The bending moment formula calculates the reaction induced in a structural element when an external force or moment is applied, causing the element to bend. This specific formula calculates bending moment based on deflection in a leaf spring.

2. How Does the Calculator Work?

The calculator uses the bending moment formula:

\[ M = \frac{8 \times \delta \times E \times I}{L^2} \]

Where:

\( M \) — Bending Moment (N·m)
\( \delta \) — Deflection of Spring (m)
\( E \) — Young's Modulus (Pa)
\( I \) — Area Moment of Inertia (m⁴)
\( L \) — Length in Spring (m)

Explanation: The formula calculates the bending moment required to produce a specific deflection in a leaf spring, considering the material properties and geometry.

3. Importance of Bending Moment Calculation

Details: Accurate bending moment calculation is crucial for designing and analyzing leaf springs in automotive and mechanical applications, ensuring proper performance and safety.

4. Using the Calculator

Tips: Enter deflection in meters, Young's Modulus in Pascals, Area Moment of Inertia in meters to the fourth power, and length in meters. All values must be positive.

5. Frequently Asked Questions (FAQ)

Q1: What is Young's Modulus?
A: Young's Modulus is a mechanical property that measures the stiffness of a solid material. It defines the relationship between stress and strain in a material.

Q2: What is Area Moment of Inertia?
A: Area Moment of Inertia is a geometrical property that reflects how a cross-section's area is distributed relative to a specific axis, affecting its resistance to bending.

Q3: How does length affect bending moment?
A: Bending moment is inversely proportional to the square of the length.

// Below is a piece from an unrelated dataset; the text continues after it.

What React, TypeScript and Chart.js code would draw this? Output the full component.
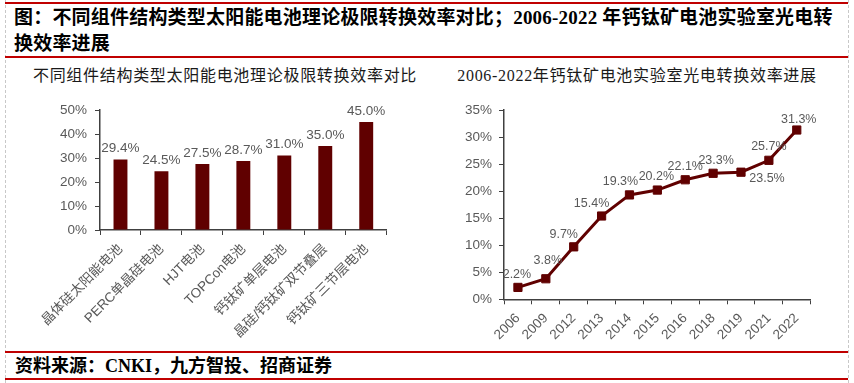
import React, { useEffect, useRef } from "react";
import { Chart, registerables } from "chart.js";

Chart.register(...registerables);

// ---- data ----
const barCategories = [
  "晶体硅太阳能电池",
  "PERC单晶硅电池",
  "HJT电池",
  "TOPCon电池",
  "钙钛矿单层电池",
  "晶硅/钙钛矿双节叠层",
  "钙钛矿三节层电池",
];
const barValues = [29.4, 24.5, 27.5, 28.7, 31.0, 35.0, 45.0];
const barAxisMax = 50;
const barAxisStep = 10;

const years = ["2006", "2009", "2012", "2013", "2014", "2015", "2016", "2018", "2019", "2021", "2022"];
const lineValues = [2.2, 3.8, 9.7, 15.4, 19.3, 20.2, 22.1, 23.3, 23.5, 25.7, 31.3];
const lineAxisMax = 35;
const lineAxisStep = 5;

// label placement (style only)
const lineLabelOffsets = [
  [-1, -13], [2, -18], [-10, -12], [-10, -12], [-9, -13], [-1, -13],
  [0, -13], [3, -13], [26, 6], [0, -14], [2, -10],
];

const MAROON = "#600000";
const GRAY = "#595959";
const AXIS = "#404040";
const FONT = '"Liberation Sans", "Noto Sans CJK SC", sans-serif';

const valueLabels = {
  id: "valueLabels",
  afterDatasetsDraw(chart: any, _args: any, opts: any) {
    const { ctx } = chart;
    const meta = chart.getDatasetMeta(0);
    const data = chart.data.datasets[0].data as number[];
    ctx.save();
    ctx.font = `${opts.size}px ${FONT}`;
    ctx.fillStyle = GRAY;
    ctx.textAlign = "center";
    ctx.textBaseline = "middle";
    meta.data.forEach((el: any, i: number) => {
      const off = opts.offsets ? opts.offsets[i] : [0, opts.dy];
      ctx.fillText(data[i].toFixed(1) + "%", el.x + off[0], el.y + off[1]);
    });
    ctx.restore();
  },
};

function yAxis(max: number, step: number, width: number, pad: number) {
  return {
    min: 0,
    max,
    ticks: {
      stepSize: step,
      callback: (v: any) => v + "%",
      color: GRAY,
      font: { family: FONT, size: 13.5 },
      padding: pad,
    },
    grid: { display: true, drawOnChartArea: false, drawTicks: true, tickLength: 5, color: AXIS },
    border: { display: true, color: AXIS, width: 1.5 },
    afterFit(s: any) {
      s.width = width;
    },
  };
}

function xAxis(height: number, size: number, pad: number) {
  return {
    type: "category",
    offset: true,
    ticks: {
      minRotation: 45,
      maxRotation: 45,
      autoSkip: false,
      color: GRAY,
      font: { family: FONT, size },
      padding: pad,
    },
    grid: { display: true, offset: true, drawOnChartArea: false, drawTicks: true, tickLength: 5, color: AXIS },
    border: { display: true, color: AXIS, width: 1.5 },
    afterFit(s: any) {
      s.height = height;
    },
  };
}

function BarChart() {
  const ref = useRef<HTMLCanvasElement>(null);
  useEffect(() => {
    const chart = new Chart(ref.current!, {
      type: "bar",
      data: {
        labels: barCategories,
        datasets: [
          {
            data: barValues,
            backgroundColor: MAROON,
            categoryPercentage: 1,
            barPercentage: 0.34,
          },
        ],
      },
      options: {
        animation: false,
        responsive: false,
        layout: { padding: { left: 0, right: 43.3, top: 50, bottom: 0 } },
        plugins: {
          legend: { display: false },
          tooltip: { enabled: false },
          valueLabels: { size: 13.5, dy: -11 },
        } as any,
        scales: {
          x: xAxis(120, 13.5, 6) as any,
          y: yAxis(barAxisMax, barAxisStep, 90, 8) as any,
        },
      },
      plugins: [valueLabels],
    });
    return () => chart.destroy();
  }, []);
  return (
    <canvas
      ref={ref}
      width={420}
      height={290}
      style={{ position: "absolute", left: 10, top: 60, width: 420, height: 290 }}
    />
  );
}

function LineChart() {
  const ref = useRef<HTMLCanvasElement>(null);
  useEffect(() => {
    const chart = new Chart(ref.current!, {
      type: "line",
      data: {
        labels: years,
        datasets: [
          {
            data: lineValues,
            borderColor: MAROON,
            backgroundColor: MAROON,
            borderWidth: 3,
            pointStyle: "rect",
            pointRadius: 5.8,
            pointBorderWidth: 1,
            pointBackgroundColor: MAROON,
            pointBorderColor: MAROON,
            tension: 0,
          },
        ],
      },
      options: {
        animation: false,
        responsive: false,
        layout: { padding: { left: 0, right: 37.3, top: 50, bottom: 0 } },
        plugins: {
          legend: { display: false },
          tooltip: { enabled: false },
          valueLabels: { size: 12.5, offsets: lineLabelOffsets },
        } as any,
        scales: {
          x: xAxis(50.7, 13.5, 6) as any,
          y: yAxis(lineAxisMax, lineAxisStep, 64, 7) as any,
        },
      },
      plugins: [valueLabels],
    });
    return () => chart.destroy();
  }, []);
  return (
    <canvas
      ref={ref}
      width={408}
      height={290}
      style={{ position: "absolute", left: 440, top: 60, width: 408, height: 290 }}
    />
  );
}

const RED = "#C00000";
const HEAD_FONT = '"Liberation Serif", "Noto Sans CJK SC", serif';

export default function App() {
  const redLine = (top: number) => (
    <div style={{ position: "absolute", left: 5, width: 843, top, height: 2, background: RED }} />
  );
  return (
    <div
      style={{
        position: "fixed",
        left: 0,
        top: 0,
        width: 854,
        height: 383,
        background: "#fff",
        overflow: "hidden",
      }}
    >
      <div style={{ position: "absolute", left: 5, top: 0, height: 383, borderLeft: "1px dashed #c8c8c8" }} />
      <div style={{ position: "absolute", left: 848, top: 0, height: 383, borderLeft: "1px dashed #c8c8c8" }} />
      {redLine(2)}
      <div
        style={{
          position: "absolute",
          left: 14,
          top: 5,
          fontFamily: HEAD_FONT,
          fontWeight: "bold",
          fontSize: 19,
          lineHeight: "26px",
          color: "#000",
          whiteSpace: "nowrap",
          letterSpacing: 0.2,
        }}
      >
        <div>图：不同组件结构类型太阳能电池理论极限转换效率对比；2006-2022 年钙钛矿电池实验室光电转</div>
        <div>换效率进展</div>
      </div>
      {redLine(56)}
      <div
        style={{
          position: "absolute",
          left: 25,
          width: 400,
          top: 66,
          textAlign: "center",
          fontFamily: HEAD_FONT,
          fontSize: 16,
          lineHeight: "20px",
          color: "#1a1a1a",
          whiteSpace: "nowrap",
          letterSpacing: 0.7,
        }}
      >
        不同组件结构类型太阳能电池理论极限转换效率对比
      </div>
      <div
        style={{
          position: "absolute",
          left: 437,
          width: 400,
          top: 66,
          textAlign: "center",
          fontFamily: HEAD_FONT,
          fontSize: 16,
          lineHeight: "20px",
          color: "#1a1a1a",
          whiteSpace: "nowrap",
          letterSpacing: 0.7,
        }}
      >
        2006-2022年钙钛矿电池实验室光电转换效率进展
      </div>
      <BarChart />
      <LineChart />
      {redLine(351)}
      <div
        style={{
          position: "absolute",
          left: 15,
          top: 353,
          fontFamily: HEAD_FONT,
          fontWeight: "bold",
          fontSize: 18,
          lineHeight: "26px",
          color: "#000",
          whiteSpace: "nowrap",
        }}
      >
        资料来源：CNKI，九方智投、招商证券
      </div>
      {redLine(378)}
    </div>
  );
}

Longer springs require less moment to achieve the same deflection.

Q4: What are typical applications of leaf springs?
A: Leaf springs are commonly used in vehicle suspension systems, heavy machinery, and various mechanical systems requiring energy storage and shock absorption.

Q5: Are there limitations to this formula?
A: This formula assumes linear elastic behavior and may not accurately predict behavior beyond the elastic limit or for complex loading conditions.